Direction:
Write every entry out again exactly, please, and skip the pictures.

### Material provided ###

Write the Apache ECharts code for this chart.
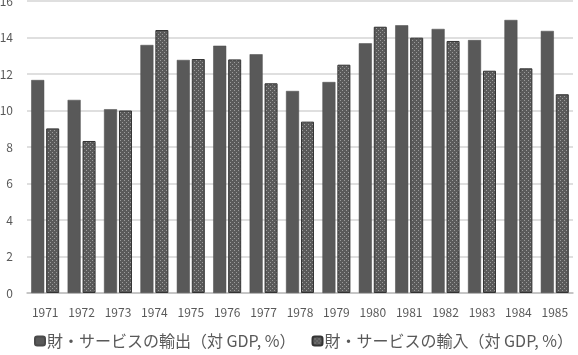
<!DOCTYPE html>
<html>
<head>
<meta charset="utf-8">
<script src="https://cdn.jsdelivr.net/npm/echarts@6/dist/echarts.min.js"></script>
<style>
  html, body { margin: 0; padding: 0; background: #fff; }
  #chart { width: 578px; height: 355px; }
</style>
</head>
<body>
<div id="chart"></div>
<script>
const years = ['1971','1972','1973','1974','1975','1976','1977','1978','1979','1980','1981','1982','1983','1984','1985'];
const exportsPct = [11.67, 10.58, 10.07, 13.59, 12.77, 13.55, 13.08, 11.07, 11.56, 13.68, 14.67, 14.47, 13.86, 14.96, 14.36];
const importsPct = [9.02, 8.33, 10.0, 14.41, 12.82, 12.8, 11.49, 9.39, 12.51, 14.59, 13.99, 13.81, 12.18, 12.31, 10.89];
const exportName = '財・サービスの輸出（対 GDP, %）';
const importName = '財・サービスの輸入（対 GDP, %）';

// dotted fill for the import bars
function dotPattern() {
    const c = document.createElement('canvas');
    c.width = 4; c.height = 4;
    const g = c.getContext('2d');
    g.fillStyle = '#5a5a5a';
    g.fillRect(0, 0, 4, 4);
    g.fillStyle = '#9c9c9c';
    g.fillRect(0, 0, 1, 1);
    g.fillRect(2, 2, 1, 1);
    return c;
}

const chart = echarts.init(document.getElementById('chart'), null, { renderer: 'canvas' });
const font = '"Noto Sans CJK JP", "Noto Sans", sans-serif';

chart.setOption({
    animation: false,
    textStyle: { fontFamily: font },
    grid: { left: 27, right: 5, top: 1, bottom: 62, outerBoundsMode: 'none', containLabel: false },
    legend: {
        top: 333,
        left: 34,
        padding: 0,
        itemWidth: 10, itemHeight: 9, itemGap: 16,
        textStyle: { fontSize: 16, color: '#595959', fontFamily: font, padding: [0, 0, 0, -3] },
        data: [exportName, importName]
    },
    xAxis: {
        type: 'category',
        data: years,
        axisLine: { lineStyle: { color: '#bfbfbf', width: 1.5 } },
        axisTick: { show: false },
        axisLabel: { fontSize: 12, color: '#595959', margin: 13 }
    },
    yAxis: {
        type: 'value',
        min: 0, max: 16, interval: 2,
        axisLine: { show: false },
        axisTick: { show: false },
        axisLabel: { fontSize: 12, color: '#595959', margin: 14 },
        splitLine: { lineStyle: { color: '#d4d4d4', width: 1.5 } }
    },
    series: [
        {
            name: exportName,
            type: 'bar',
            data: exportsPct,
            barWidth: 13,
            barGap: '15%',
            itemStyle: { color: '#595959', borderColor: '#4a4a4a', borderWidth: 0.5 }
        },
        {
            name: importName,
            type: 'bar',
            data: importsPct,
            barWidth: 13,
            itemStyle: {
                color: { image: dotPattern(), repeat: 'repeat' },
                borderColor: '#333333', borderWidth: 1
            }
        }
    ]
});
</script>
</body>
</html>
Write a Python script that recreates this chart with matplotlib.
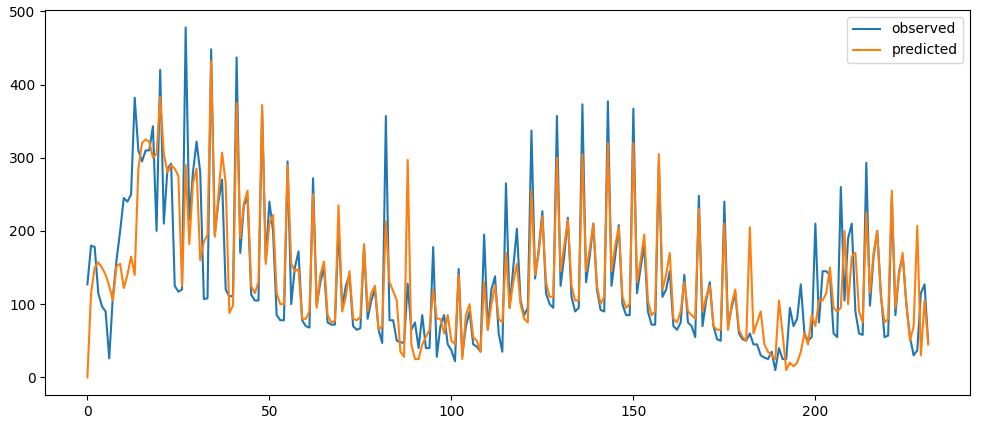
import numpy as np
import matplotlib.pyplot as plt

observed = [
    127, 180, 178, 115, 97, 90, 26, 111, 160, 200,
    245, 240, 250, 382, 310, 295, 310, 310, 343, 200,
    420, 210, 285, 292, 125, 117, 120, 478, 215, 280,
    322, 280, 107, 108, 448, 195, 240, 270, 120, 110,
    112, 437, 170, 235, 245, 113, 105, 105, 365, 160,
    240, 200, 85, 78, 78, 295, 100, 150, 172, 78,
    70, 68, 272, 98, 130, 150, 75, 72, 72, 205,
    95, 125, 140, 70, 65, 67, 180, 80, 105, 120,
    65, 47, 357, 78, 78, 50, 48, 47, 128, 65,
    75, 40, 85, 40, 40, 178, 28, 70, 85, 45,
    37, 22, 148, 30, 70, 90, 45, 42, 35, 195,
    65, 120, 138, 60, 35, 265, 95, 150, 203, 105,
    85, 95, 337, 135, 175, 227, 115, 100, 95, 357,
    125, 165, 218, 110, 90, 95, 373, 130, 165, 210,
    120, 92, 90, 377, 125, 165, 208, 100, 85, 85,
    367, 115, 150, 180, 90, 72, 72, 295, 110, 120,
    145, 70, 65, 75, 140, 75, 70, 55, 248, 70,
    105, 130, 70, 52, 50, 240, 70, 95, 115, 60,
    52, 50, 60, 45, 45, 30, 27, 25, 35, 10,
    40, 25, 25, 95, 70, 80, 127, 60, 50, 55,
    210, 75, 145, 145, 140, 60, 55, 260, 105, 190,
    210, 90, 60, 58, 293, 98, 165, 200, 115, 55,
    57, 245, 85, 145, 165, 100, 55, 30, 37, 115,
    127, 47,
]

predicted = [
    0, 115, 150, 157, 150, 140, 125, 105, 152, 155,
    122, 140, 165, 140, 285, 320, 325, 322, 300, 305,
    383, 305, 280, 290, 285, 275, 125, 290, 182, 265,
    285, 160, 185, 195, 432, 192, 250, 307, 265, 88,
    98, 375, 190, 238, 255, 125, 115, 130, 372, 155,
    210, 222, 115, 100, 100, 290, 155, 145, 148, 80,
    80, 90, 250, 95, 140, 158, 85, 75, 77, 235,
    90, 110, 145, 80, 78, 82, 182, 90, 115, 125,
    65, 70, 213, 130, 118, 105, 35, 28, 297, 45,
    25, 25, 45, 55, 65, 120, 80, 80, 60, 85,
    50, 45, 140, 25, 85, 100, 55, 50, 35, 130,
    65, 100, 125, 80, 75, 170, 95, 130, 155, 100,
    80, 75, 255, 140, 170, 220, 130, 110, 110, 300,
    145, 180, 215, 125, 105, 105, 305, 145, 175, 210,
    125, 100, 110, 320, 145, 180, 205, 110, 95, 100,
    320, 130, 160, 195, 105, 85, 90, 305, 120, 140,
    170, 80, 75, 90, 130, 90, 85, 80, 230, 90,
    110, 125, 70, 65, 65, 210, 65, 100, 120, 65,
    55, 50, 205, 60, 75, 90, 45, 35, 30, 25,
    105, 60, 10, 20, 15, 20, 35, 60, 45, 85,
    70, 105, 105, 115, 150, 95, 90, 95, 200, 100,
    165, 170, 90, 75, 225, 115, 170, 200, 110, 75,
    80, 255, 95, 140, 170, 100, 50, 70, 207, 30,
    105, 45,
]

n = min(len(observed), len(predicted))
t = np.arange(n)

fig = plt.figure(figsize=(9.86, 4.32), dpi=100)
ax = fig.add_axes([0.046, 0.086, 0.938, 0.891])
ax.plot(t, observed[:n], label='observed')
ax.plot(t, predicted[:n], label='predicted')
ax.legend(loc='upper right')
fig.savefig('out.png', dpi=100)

###

Result for this exercise:
Write the Apache ECharts code for this chart.
<!DOCTYPE html>
<html>
<head>
<meta charset="utf-8">
<script src="https://cdn.jsdelivr.net/npm/echarts@6/dist/echarts.min.js"></script>
<style>
  html, body { margin: 0; padding: 0; background: #fff; }
  #chart { width: 578px; height: 355px; }
</style>
</head>
<body>
<div id="chart"></div>
<script>
const years = ['1971','1972','1973','1974','1975','1976','1977','1978','1979','1980','1981','1982','1983','1984','1985'];
const exportsPct = [11.67, 10.58, 10.07, 13.59, 12.77, 13.55, 13.08, 11.07, 11.56, 13.68, 14.67, 14.47, 13.86, 14.96, 14.36];
const importsPct = [9.02, 8.33, 10.0, 14.41, 12.82, 12.8, 11.49, 9.39, 12.51, 14.59, 13.99, 13.81, 12.18, 12.31, 10.89];
const exportName = '財・サービスの輸出（対 GDP, %）';
const importName = '財・サービスの輸入（対 GDP, %）';

// dotted fill for the import bars
function dotPattern() {
    const c = document.createElement('canvas');
    c.width = 4; c.height = 4;
    const g = c.getContext('2d');
    g.fillStyle = '#5a5a5a';
    g.fillRect(0, 0, 4, 4);
    g.fillStyle = '#9c9c9c';
    g.fillRect(0, 0, 1, 1);
    g.fillRect(2, 2, 1, 1);
    return c;
}

const chart = echarts.init(document.getElementById('chart'), null, { renderer: 'canvas' });
const font = '"Noto Sans CJK JP", "Noto Sans", sans-serif';

chart.setOption({
    animation: false,
    textStyle: { fontFamily: font },
    grid: { left: 27, right: 5, top: 1, bottom: 62, outerBoundsMode: 'none', containLabel: false },
    legend: {
        top: 333,
        left: 34,
        padding: 0,
        itemWidth: 10, itemHeight: 9, itemGap: 16,
        textStyle: { fontSize: 16, color: '#595959', fontFamily: font, padding: [0, 0, 0, -3] },
        data: [exportName, importName]
    },
    xAxis: {
        type: 'category',
        data: years,
        axisLine: { lineStyle: { color: '#bfbfbf', width: 1.5 } },
        axisTick: { show: false },
        axisLabel: { fontSize: 12, color: '#595959', margin: 13 }
    },
    yAxis: {
        type: 'value',
        min: 0, max: 16, interval: 2,
        axisLine: { show: false },
        axisTick: { show: false },
        axisLabel: { fontSize: 12, color: '#595959', margin: 14 },
        splitLine: { lineStyle: { color: '#d4d4d4', width: 1.5 } }
    },
    series: [
        {
            name: exportName,
            type: 'bar',
            data: exportsPct,
            barWidth: 13,
            barGap: '15%',
            itemStyle: { color: '#595959', borderColor: '#4a4a4a', borderWidth: 0.5 }
        },
        {
            name: importName,
            type: 'bar',
            data: importsPct,
            barWidth: 13,
            itemStyle: {
                color: { image: dotPattern(), repeat: 'repeat' },
                borderColor: '#333333', borderWidth: 1
            }
        }
    ]
});
</script>
</body>
</html>
Write a Python script that recreates this chart with matplotlib.
import numpy as np
import matplotlib.pyplot as plt

observed = [
    127, 180, 178, 115, 97, 90, 26, 111, 160, 200,
    245, 240, 250, 382, 310, 295, 310, 310, 343, 200,
    420, 210, 285, 292, 125, 117, 120, 478, 215, 280,
    322, 280, 107, 108, 448, 195, 240, 270, 120, 110,
    112, 437, 170, 235, 245, 113, 105, 105, 365, 160,
    240, 200, 85, 78, 78, 295, 100, 150, 172, 78,
    70, 68, 272, 98, 130, 150, 75, 72, 72, 205,
    95, 125, 140, 70, 65, 67, 180, 80, 105, 120,
    65, 47, 357, 78, 78, 50, 48, 47, 128, 65,
    75, 40, 85, 40, 40, 178, 28, 70, 85, 45,
    37, 22, 148, 30, 70, 90, 45, 42, 35, 195,
    65, 120, 138, 60, 35, 265, 95, 150, 203, 105,
    85, 95, 337, 135, 175, 227, 115, 100, 95, 357,
    125, 165, 218, 110, 90, 95, 373, 130, 165, 210,
    120, 92, 90, 377, 125, 165, 208, 100, 85, 85,
    367, 115, 150, 180, 90, 72, 72, 295, 110, 120,
    145, 70, 65, 75, 140, 75, 70, 55, 248, 70,
    105, 130, 70, 52, 50, 240, 70, 95, 115, 60,
    52, 50, 60, 45, 45, 30, 27, 25, 35, 10,
    40, 25, 25, 95, 70, 80, 127, 60, 50, 55,
    210, 75, 145, 145, 140, 60, 55, 260, 105, 190,
    210, 90, 60, 58, 293, 98, 165, 200, 115, 55,
    57, 245, 85, 145, 165, 100, 55, 30, 37, 115,
    127, 47,
]

predicted = [
    0, 115, 150, 157, 150, 140, 125, 105, 152, 155,
    122, 140, 165, 140, 285, 320, 325, 322, 300, 305,
    383, 305, 280, 290, 285, 275, 125, 290, 182, 265,
    285, 160, 185, 195, 432, 192, 250, 307, 265, 88,
    98, 375, 190, 238, 255, 125, 115, 130, 372, 155,
    210, 222, 115, 100, 100, 290, 155, 145, 148, 80,
    80, 90, 250, 95, 140, 158, 85, 75, 77, 235,
    90, 110, 145, 80, 78, 82, 182, 90, 115, 125,
    65, 70, 213, 130, 118, 105, 35, 28, 297, 45,
    25, 25, 45, 55, 65, 120, 80, 80, 60, 85,
    50, 45, 140, 25, 85, 100, 55, 50, 35, 130,
    65, 100, 125, 80, 75, 170, 95, 130, 155, 100,
    80, 75, 255, 140, 170, 220, 130, 110, 110, 300,
    145, 180, 215, 125, 105, 105, 305, 145, 175, 210,
    125, 100, 110, 320, 145, 180, 205, 110, 95, 100,
    320, 130, 160, 195, 105, 85, 90, 305, 120, 140,
    170, 80, 75, 90, 130, 90, 85, 80, 230, 90,
    110, 125, 70, 65, 65, 210, 65, 100, 120, 65,
    55, 50, 205, 60, 75, 90, 45, 35, 30, 25,
    105, 60, 10, 20, 15, 20, 35, 60, 45, 85,
    70, 105, 105, 115, 150, 95, 90, 95, 200, 100,
    165, 170, 90, 75, 225, 115, 170, 200, 110, 75,
    80, 255, 95, 140, 170, 100, 50, 70, 207, 30,
    105, 45,
]

n = min(len(observed), len(predicted))
t = np.arange(n)

fig = plt.figure(figsize=(9.86, 4.32), dpi=100)
ax = fig.add_axes([0.046, 0.086, 0.938, 0.891])
ax.plot(t, observed[:n], label='observed')
ax.plot(t, predicted[:n], label='predicted')
ax.legend(loc='upper right')
fig.savefig('out.png', dpi=100)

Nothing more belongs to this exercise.